At first, I was understandably defensive. This called into question the good, innocent Mormon boy persona I had created over the last 30 years. But deep down, I knew they were right. I knew that I had judgments, opinions, or feelings that I couldn’t vocalize because I feared what they meant about me.

 

So, I spent that year making friends with what I have heard others call the “shadow self.” For the first time, I started to own what I really thought about issues and people. This made me very uncomfortable. Whenever I was having a disruptive thought or feeling, instead of believing it was a reflection of me, I just watched it like one watches a cloud pass through the sky. I started saying, “Hmm, interesting.” I let myself witness and sometimes laugh at the absurdity, irrationality, or intensity.

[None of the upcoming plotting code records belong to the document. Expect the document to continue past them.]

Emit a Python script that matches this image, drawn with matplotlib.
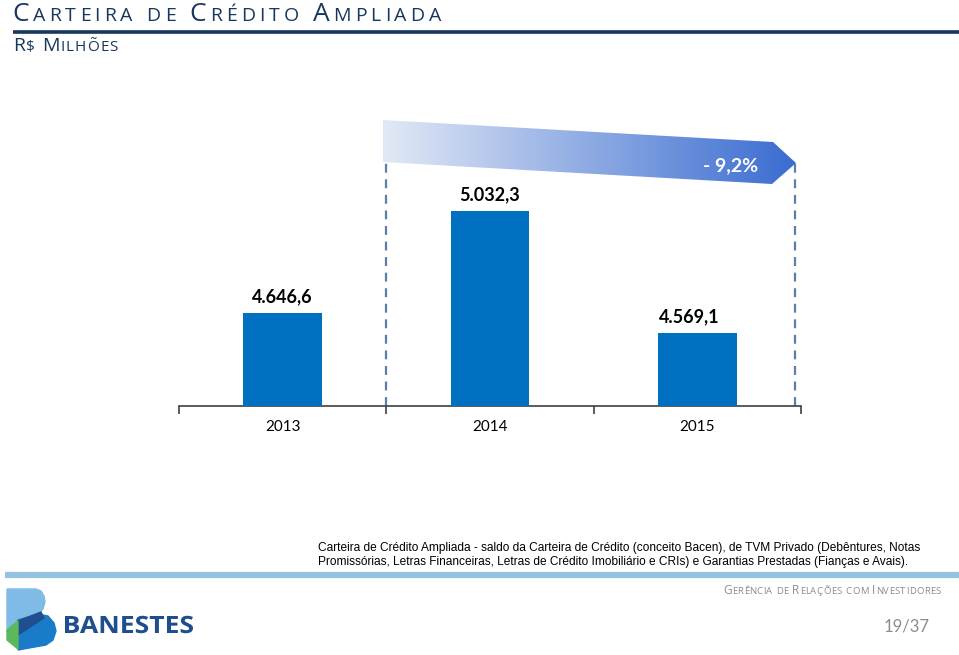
import numpy as np
import matplotlib
matplotlib.use("Agg")
import matplotlib.pyplot as plt
from matplotlib.patches import Polygon, PathPatch
from matplotlib.textpath import TextPath
from matplotlib.font_manager import FontProperties
from matplotlib.transforms import Affine2D

# data
years = ["2013", "2014", "2015"]
saldo = [4646.6, 5032.3, 4569.1]
saldo_labels = ["4.646,6", "5.032,3", "4.569,1"]
variacao = "- 9,2%"

navy = "#17375e"
bar_blue = "#0070c0"
plt.rcParams["font.family"] = ["Lato", "DejaVu Sans"]

fig = plt.figure(figsize=(9.59, 6.55), dpi=100)

# overlay in pixel coordinates for the slide decorations
deco = fig.add_axes([0, 0, 1, 1], zorder=0)
deco.set_xlim(0, 959)
deco.set_ylim(655, 0)
deco.axis("off")
renderer = fig.canvas.get_renderer()


def small_caps(x0, x1, y, text, big, small, color, family="Open Sans"):
    """ write text in small caps between x0 and x1 (pixels), baseline at y """
    pieces = []
    for ch in text:
        size = big if ch.isupper() else small
        t = deco.text(0, y, ch.upper(), fontsize=size, color=color, va="baseline",
                      family=family)
        w = t.get_window_extent(renderer).width
        if ch == " ":
            w = small * 0.45
        pieces.append((t, w))
    natural = sum(w for _, w in pieces)
    track = (x1 - x0 - natural) / (len(pieces) - 1)
    x = x0
    for t, w in pieces:
        t.set_x(x)
        x += w + track


small_caps(12, 441, 21, "Carteira de Crédito Ampliada", 19, 14, navy)
deco.plot([13, 959], [31.5, 31.5], color=navy, lw=2.6, solid_capstyle="butt")
small_caps(13, 118, 51, "R$ Milhões", 14, 11, navy)

# gradient arrow
arrow = Polygon([(383, 120), (773, 142), (796, 163), (772, 184), (383, 162)],
                closed=True, facecolor="none", edgecolor="none")
deco.add_patch(arrow)
grad = np.linspace(0, 1, 256).reshape(1, -1)
cmap = matplotlib.colors.LinearSegmentedColormap.from_list("arr", ["#e2e9f6", "#3a6cd0"])
im = deco.imshow(grad, extent=(383, 796, 184, 120), cmap=cmap, aspect="auto", zorder=1)
im.set_clip_path(arrow)
deco.set_xlim(0, 959)
deco.set_ylim(655, 0)
deco.text(758, 166, variacao, color="white", fontsize=14, fontweight="bold",
          ha="right", va="center", zorder=2)

# footer
deco.text(318, 548, "Carteira de Crédito Ampliada - saldo da Carteira de Crédito (conceito Bacen), de TVM Privado (Debêntures, Notas",
          fontsize=8.6, family="Liberation Sans", va="center")
deco.text(318, 562, "Promissórias, Letras Financeiras, Letras de Crédito Imobiliário e CRIs) e Garantias Prestadas (Fianças e Avais).",
          fontsize=8.6, family="Liberation Sans", va="center")
deco.plot([5, 959], [575, 575], color="#92c4e2", lw=4.5, solid_capstyle="butt")
small_caps(723, 941, 594, "Gerência de Relações com Investidores", 8.5, 6.8, "#8c8c8c")
deco.text(930, 627, "19/37", color="#8c8c8c", fontsize=12, ha="right", va="center")

# logo
deco.add_patch(Polygon([(7, 589), (36, 589), (41, 591), (44, 596), (45, 602), (43, 609),
                        (38, 614), (7, 632)], closed=True, color="#80bbe8", zorder=1))
deco.add_patch(Polygon([(18, 620), (38, 614), (48, 616), (54, 623), (56, 631), (53, 640),
                        (46, 645), (18, 650)], closed=True, color="#1a7cc8", zorder=2))
deco.add_patch(Polygon([(18, 621), (41, 612), (44, 618), (18, 635)], closed=True,
                       color="#1f4f8f", zorder=3))
deco.add_patch(Polygon([(7, 630), (18, 621), (18, 649), (7, 640)], closed=True,
                       color="#5cb85c", zorder=3))
tp = TextPath((0, 0), "BANESTES", size=10, prop=FontProperties(family="Open Sans", weight="bold"))
ext = tp.get_extents()
tr = Affine2D().translate(-ext.x0, 0).scale(128 / ext.width, -17 / 7.14).translate(65, 633)
deco.add_patch(PathPatch(tr.transform_path(tp), color="#1e4e8c", lw=0, zorder=3))

# chart
ax = fig.add_axes([179 / 959, 249 / 655, 622 / 959, 286 / 655], zorder=2)
ax.patch.set_alpha(0)
x = np.arange(len(years))
ax.bar(x, saldo, width=0.38, color=bar_blue, zorder=3)
ax.set_xlim(-0.5, 2.5)
ax.set_ylim(4295, 5376)
offsets = [0, 0, -0.04]
for xi, v, lab, off in zip(x, saldo, saldo_labels, offsets):
    ax.text(xi + off, v + 62, lab, ha="center", va="center", fontsize=13, fontweight="bold")

ax.axvline(0.5, ymin=0, ymax=0.86, color="#5b7fa6", lw=1.6, ls=(0, (4, 3)), zorder=2)
ax.axvline(2.47, ymin=0, ymax=0.86, color="#5b7fa6", lw=1.6, ls=(0, (4, 3)), zorder=2)

for side in ["top", "right", "left"]:
    ax.spines[side].set_visible(False)
ax.spines["bottom"].set_color("#404040")
ax.spines["bottom"].set_linewidth(1.2)
ax.set_yticks([])
ax.set_xticks([-0.5, 0.5, 1.5, 2.5])
ax.set_xticklabels([])
ax.set_xticks(x, minor=True)
ax.set_xticklabels(years, minor=True, fontsize=11)
ax.tick_params(axis="x", which="major", length=6, width=1.2, color="#404040", direction="out")
ax.tick_params(axis="x", which="minor", length=0, pad=10)

fig.savefig("out.png", dpi=100)
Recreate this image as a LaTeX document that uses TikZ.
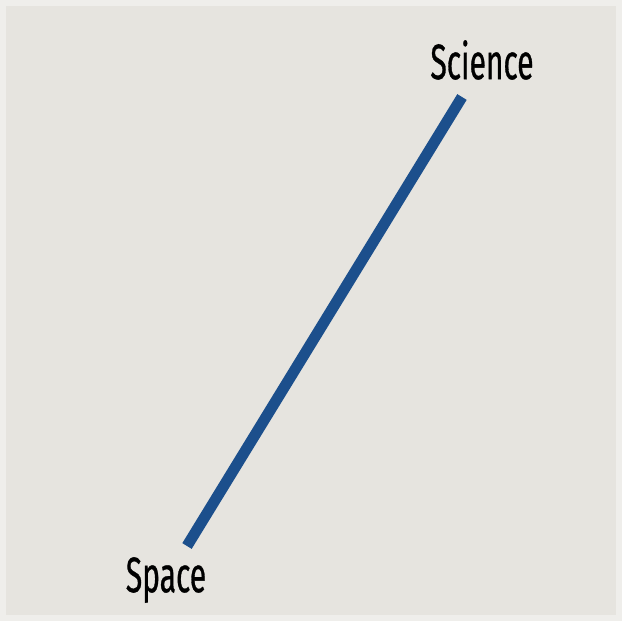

By doing this, something exciting started happening - I started to experience more freedom - like the thoughts and feelings were less sticky, or I was less stickable. They simply left far more quickly than before. It was a double win - I stopped feeling guilty and started finding loads more freedom to choose who to be. After the “Hmm, interesting,” there was a space for “Now what?” This gave me the room to then choose who to be and how to act. This was revolutionary to me.

 

I am still practicing this. A lot. I still have a strong tendency toward presenting myself as flute-playin’, cookie bakin’ Carson, but I am working on owning all of the parts of me because I know if I can’t own those parts, they’ll own me.

 

Perhaps the most interesting part of all of this is that I am a far more genuinely loving, kind and generous human being than I was. I am more deeply in integrity with my values and who I want to be. It all just starts with letting all the parts of us show up and pass through unencumbered - even all the petty ones.